--- Source material ---
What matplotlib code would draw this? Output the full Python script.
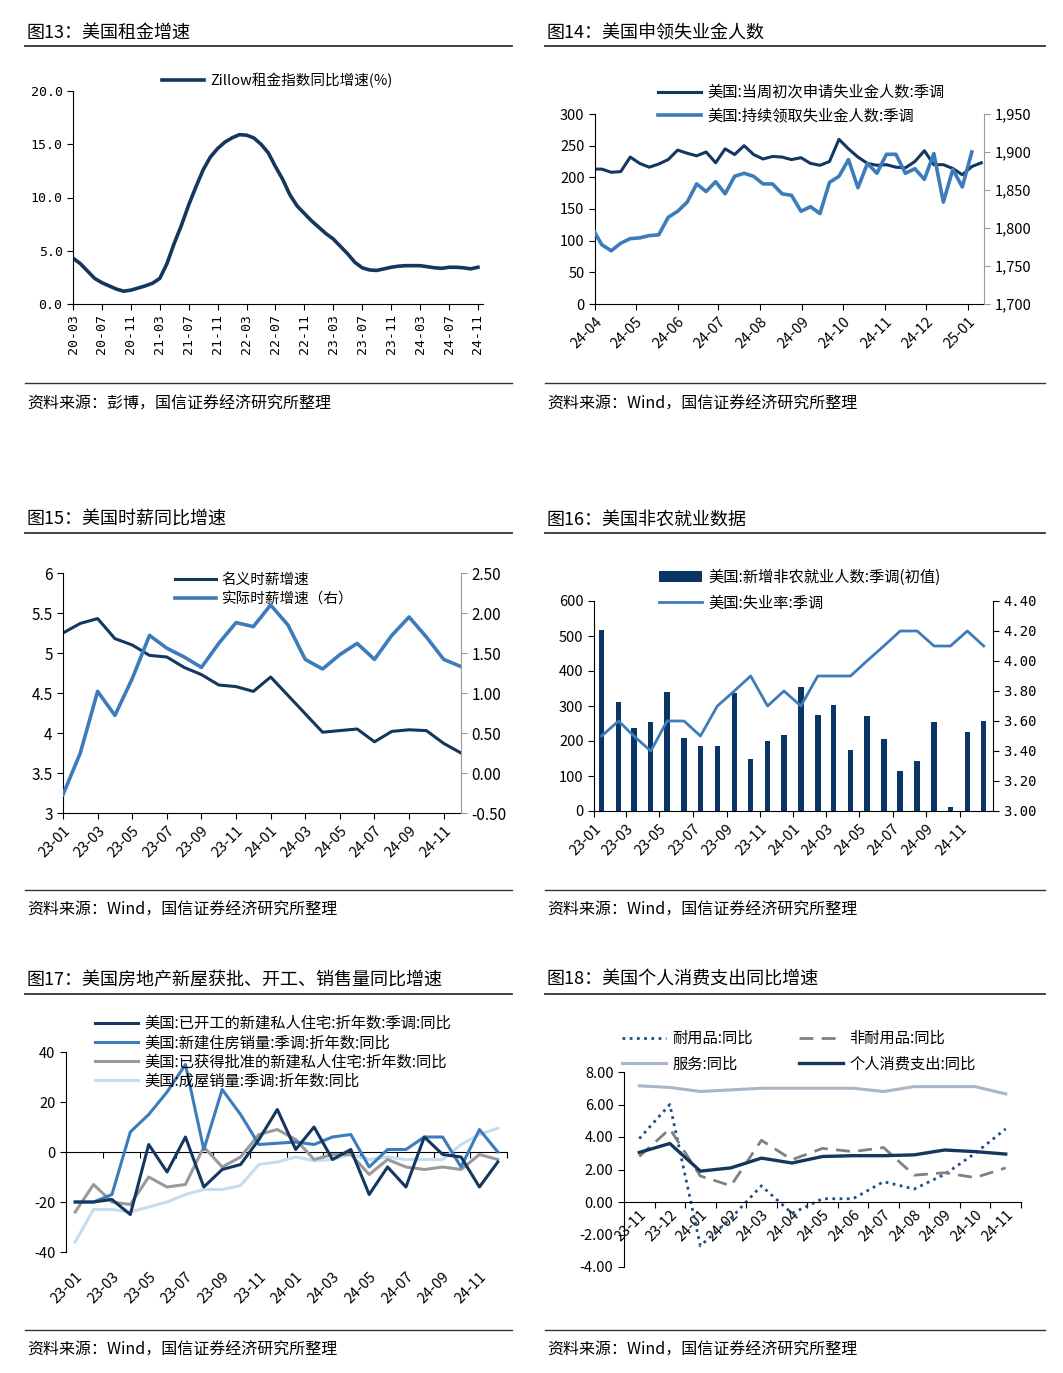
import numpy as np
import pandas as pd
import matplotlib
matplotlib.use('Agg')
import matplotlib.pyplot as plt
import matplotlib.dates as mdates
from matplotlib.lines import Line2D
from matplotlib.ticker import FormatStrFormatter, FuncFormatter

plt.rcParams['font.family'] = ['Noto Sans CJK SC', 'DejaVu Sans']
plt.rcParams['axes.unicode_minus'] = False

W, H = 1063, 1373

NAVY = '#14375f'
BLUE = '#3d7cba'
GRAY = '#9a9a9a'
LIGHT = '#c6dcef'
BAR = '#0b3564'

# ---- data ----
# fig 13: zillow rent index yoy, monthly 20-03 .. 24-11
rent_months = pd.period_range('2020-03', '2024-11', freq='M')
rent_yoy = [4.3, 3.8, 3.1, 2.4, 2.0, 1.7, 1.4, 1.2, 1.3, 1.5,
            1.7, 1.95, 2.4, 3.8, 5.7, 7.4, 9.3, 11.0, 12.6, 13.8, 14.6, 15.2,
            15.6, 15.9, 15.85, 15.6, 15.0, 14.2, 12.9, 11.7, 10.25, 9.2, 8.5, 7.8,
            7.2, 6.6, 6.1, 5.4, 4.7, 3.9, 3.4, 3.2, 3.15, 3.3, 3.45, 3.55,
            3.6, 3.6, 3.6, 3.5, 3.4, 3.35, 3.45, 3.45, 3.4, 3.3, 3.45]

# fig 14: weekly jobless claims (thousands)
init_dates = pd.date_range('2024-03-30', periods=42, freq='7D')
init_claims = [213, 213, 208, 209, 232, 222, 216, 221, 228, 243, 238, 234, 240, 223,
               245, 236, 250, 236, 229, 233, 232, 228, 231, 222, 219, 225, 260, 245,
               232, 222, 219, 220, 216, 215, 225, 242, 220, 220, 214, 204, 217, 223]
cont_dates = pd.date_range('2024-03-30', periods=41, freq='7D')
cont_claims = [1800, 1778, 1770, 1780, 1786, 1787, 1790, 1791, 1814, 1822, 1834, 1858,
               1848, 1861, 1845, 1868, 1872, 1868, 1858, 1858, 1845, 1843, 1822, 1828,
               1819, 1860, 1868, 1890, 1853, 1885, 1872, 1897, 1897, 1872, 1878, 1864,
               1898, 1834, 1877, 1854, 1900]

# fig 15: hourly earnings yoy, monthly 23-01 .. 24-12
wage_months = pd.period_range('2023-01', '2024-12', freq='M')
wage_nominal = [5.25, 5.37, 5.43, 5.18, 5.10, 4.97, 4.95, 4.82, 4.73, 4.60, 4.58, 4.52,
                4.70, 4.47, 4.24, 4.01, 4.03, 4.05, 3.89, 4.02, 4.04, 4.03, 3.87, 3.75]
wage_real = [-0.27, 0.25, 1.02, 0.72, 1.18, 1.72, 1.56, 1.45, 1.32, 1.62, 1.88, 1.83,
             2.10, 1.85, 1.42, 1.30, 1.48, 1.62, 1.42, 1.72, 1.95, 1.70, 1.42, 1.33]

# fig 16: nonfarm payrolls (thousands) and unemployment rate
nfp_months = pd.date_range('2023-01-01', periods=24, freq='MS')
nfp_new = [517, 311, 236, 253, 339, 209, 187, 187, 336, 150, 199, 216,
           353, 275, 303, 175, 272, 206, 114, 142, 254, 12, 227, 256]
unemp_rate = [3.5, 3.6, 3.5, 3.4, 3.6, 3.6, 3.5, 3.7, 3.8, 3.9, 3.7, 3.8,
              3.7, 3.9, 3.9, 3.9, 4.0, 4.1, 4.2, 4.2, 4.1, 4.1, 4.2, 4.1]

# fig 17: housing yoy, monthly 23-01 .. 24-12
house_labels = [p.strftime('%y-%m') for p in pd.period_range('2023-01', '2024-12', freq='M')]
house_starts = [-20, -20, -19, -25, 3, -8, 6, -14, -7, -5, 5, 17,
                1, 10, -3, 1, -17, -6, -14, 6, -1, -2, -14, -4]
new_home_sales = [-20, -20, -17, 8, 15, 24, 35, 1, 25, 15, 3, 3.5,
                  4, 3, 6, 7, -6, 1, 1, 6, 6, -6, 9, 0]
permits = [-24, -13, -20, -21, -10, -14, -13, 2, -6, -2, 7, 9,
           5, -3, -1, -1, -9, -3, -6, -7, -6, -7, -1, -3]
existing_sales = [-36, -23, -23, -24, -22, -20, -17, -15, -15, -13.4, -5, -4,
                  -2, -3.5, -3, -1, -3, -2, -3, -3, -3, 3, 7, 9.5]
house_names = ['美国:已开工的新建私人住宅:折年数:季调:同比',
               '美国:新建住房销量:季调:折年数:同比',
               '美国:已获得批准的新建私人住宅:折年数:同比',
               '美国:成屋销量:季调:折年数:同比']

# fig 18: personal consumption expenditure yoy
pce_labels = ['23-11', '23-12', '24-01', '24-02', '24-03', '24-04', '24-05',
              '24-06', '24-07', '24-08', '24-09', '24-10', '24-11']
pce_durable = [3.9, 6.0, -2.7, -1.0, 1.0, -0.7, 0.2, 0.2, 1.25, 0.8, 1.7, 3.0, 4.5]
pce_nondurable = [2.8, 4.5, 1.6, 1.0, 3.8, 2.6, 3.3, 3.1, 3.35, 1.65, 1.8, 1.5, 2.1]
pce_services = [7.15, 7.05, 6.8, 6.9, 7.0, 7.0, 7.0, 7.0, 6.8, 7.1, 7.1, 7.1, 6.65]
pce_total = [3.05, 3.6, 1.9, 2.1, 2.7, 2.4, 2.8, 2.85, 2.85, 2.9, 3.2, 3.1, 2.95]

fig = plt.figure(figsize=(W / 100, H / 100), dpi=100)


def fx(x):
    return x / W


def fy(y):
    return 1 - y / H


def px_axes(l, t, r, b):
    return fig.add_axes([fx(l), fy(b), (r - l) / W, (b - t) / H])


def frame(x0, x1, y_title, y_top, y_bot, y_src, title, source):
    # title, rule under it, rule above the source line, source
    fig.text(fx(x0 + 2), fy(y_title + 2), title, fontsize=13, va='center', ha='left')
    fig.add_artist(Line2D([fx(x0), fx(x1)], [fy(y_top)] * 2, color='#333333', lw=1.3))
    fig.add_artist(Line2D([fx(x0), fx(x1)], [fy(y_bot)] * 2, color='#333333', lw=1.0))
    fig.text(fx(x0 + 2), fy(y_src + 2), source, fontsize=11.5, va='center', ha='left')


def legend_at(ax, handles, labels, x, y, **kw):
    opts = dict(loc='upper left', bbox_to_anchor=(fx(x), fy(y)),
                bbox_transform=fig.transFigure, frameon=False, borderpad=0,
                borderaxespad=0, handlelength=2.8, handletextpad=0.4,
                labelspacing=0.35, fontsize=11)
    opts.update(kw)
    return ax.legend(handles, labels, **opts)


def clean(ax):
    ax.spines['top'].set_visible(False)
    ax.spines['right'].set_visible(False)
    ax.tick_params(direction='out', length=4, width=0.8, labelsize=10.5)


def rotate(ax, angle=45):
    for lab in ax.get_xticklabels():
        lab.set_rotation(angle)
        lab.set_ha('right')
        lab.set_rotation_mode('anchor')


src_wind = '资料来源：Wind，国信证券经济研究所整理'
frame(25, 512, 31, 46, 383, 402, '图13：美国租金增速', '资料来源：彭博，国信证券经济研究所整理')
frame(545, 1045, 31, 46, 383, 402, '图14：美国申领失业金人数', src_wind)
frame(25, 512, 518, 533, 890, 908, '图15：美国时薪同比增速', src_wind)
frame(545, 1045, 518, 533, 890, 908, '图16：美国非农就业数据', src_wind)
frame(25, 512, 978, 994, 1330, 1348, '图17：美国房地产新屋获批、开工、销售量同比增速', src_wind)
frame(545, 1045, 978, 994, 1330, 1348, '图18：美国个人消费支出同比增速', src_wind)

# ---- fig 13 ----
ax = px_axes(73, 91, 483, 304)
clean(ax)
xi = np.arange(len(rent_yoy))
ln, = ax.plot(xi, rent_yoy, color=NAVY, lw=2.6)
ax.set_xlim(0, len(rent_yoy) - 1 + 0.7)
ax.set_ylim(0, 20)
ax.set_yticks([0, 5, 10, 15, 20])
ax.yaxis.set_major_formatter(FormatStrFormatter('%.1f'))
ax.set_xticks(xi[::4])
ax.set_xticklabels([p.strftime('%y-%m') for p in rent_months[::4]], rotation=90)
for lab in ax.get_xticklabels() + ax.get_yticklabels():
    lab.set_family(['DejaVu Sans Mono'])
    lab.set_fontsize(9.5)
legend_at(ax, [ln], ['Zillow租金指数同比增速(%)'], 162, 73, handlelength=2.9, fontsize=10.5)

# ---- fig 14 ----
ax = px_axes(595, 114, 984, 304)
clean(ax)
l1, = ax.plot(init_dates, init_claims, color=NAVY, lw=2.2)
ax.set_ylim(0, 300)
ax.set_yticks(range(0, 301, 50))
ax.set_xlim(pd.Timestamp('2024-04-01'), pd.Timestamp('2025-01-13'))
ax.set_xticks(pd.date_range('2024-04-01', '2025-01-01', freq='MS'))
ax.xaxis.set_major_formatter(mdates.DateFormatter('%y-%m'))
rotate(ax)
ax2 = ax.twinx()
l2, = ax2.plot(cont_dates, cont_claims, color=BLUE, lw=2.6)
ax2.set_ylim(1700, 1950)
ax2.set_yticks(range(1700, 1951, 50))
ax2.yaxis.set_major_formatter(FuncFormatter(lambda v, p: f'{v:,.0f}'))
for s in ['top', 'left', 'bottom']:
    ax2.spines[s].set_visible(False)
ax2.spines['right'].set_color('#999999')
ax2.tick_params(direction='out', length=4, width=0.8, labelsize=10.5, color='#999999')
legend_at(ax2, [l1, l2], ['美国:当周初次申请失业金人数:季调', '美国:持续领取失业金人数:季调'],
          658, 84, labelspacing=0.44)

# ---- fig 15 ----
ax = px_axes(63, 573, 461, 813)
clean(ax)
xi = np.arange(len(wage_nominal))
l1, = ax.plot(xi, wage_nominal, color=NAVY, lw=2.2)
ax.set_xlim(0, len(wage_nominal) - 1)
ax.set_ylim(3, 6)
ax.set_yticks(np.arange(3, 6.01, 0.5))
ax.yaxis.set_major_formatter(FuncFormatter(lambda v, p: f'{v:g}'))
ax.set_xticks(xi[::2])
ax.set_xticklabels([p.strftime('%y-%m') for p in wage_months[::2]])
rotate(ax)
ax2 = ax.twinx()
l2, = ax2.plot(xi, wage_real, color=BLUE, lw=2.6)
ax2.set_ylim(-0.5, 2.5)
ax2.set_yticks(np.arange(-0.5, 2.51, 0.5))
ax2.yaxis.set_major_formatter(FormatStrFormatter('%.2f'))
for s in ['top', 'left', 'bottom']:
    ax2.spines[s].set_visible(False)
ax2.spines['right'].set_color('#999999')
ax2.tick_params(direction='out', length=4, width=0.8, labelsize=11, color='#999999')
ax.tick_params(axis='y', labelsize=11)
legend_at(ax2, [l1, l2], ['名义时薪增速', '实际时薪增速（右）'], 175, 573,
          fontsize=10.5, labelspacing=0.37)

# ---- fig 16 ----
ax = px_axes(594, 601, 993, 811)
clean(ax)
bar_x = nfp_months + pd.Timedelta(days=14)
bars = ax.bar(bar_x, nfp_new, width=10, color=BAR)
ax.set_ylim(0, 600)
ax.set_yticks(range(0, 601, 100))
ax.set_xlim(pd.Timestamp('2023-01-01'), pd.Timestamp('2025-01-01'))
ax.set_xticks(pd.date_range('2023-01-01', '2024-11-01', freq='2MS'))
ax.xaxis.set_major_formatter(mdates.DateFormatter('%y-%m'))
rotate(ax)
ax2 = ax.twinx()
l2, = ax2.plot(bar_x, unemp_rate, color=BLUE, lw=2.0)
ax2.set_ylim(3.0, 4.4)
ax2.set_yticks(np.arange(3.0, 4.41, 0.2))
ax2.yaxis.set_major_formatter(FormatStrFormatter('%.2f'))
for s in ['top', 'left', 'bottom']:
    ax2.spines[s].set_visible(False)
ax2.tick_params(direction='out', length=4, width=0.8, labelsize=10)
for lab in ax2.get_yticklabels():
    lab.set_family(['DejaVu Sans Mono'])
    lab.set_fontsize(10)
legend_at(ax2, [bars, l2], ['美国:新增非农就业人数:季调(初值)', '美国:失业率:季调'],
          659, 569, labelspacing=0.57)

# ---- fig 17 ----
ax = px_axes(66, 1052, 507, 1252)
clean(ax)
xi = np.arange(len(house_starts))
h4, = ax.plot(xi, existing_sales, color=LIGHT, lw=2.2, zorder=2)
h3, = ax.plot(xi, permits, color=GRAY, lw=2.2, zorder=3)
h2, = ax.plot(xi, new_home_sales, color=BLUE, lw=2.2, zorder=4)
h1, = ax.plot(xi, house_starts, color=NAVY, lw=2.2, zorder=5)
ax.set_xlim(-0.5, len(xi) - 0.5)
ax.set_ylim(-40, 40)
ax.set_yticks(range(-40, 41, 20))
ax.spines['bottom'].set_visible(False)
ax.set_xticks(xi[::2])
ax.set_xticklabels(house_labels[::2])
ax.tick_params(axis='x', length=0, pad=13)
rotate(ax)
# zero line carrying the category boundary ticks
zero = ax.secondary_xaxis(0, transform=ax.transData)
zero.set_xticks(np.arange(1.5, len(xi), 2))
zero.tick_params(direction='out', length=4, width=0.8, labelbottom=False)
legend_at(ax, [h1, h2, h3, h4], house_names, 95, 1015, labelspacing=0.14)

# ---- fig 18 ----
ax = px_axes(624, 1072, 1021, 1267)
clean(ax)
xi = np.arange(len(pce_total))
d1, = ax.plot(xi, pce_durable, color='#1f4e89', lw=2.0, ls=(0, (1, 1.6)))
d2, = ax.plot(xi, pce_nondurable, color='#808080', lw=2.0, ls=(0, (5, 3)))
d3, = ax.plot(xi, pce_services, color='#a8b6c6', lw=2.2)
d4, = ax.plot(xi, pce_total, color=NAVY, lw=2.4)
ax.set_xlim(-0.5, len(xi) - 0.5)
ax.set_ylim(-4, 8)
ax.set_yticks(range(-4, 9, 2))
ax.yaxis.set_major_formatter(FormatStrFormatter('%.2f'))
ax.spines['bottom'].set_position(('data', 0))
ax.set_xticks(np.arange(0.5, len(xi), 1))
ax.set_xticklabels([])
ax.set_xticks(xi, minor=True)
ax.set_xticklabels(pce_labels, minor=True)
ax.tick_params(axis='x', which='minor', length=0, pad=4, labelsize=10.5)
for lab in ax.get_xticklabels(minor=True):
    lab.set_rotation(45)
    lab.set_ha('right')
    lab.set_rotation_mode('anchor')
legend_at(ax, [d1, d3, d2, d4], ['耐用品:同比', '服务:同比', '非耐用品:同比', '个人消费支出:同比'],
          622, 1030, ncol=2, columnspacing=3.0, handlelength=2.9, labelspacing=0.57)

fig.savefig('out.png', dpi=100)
---
* [Given task]
Return, unchanged, the lines from the first line of the material through the line that holds "1898, 1834, 1877, 1854, 1900]", inclusive, omitting pictures.

* [Task answer]
What matplotlib code would draw this? Output the full Python script.
import numpy as np
import pandas as pd
import matplotlib
matplotlib.use('Agg')
import matplotlib.pyplot as plt
import matplotlib.dates as mdates
from matplotlib.lines import Line2D
from matplotlib.ticker import FormatStrFormatter, FuncFormatter

plt.rcParams['font.family'] = ['Noto Sans CJK SC', 'DejaVu Sans']
plt.rcParams['axes.unicode_minus'] = False

W, H = 1063, 1373

NAVY = '#14375f'
BLUE = '#3d7cba'
GRAY = '#9a9a9a'
LIGHT = '#c6dcef'
BAR = '#0b3564'

# ---- data ----
# fig 13: zillow rent index yoy, monthly 20-03 .. 24-11
rent_months = pd.period_range('2020-03', '2024-11', freq='M')
rent_yoy = [4.3, 3.8, 3.1, 2.4, 2.0, 1.7, 1.4, 1.2, 1.3, 1.5,
            1.7, 1.95, 2.4, 3.8, 5.7, 7.4, 9.3, 11.0, 12.6, 13.8, 14.6, 15.2,
            15.6, 15.9, 15.85, 15.6, 15.0, 14.2, 12.9, 11.7, 10.25, 9.2, 8.5, 7.8,
            7.2, 6.6, 6.1, 5.4, 4.7, 3.9, 3.4, 3.2, 3.15, 3.3, 3.45, 3.55,
            3.6, 3.6, 3.6, 3.5, 3.4, 3.35, 3.45, 3.45, 3.4, 3.3, 3.45]

# fig 14: weekly jobless claims (thousands)
init_dates = pd.date_range('2024-03-30', periods=42, freq='7D')
init_claims = [213, 213, 208, 209, 232, 222, 216, 221, 228, 243, 238, 234, 240, 223,
               245, 236, 250, 236, 229, 233, 232, 228, 231, 222, 219, 225, 260, 245,
               232, 222, 219, 220, 216, 215, 225, 242, 220, 220, 214, 204, 217, 223]
cont_dates = pd.date_range('2024-03-30', periods=41, freq='7D')
cont_claims = [1800, 1778, 1770, 1780, 1786, 1787, 1790, 1791, 1814, 1822, 1834, 1858,
               1848, 1861, 1845, 1868, 1872, 1868, 1858, 1858, 1845, 1843, 1822, 1828,
               1819, 1860, 1868, 1890, 1853, 1885, 1872, 1897, 1897, 1872, 1878, 1864,
               1898, 1834, 1877, 1854, 1900]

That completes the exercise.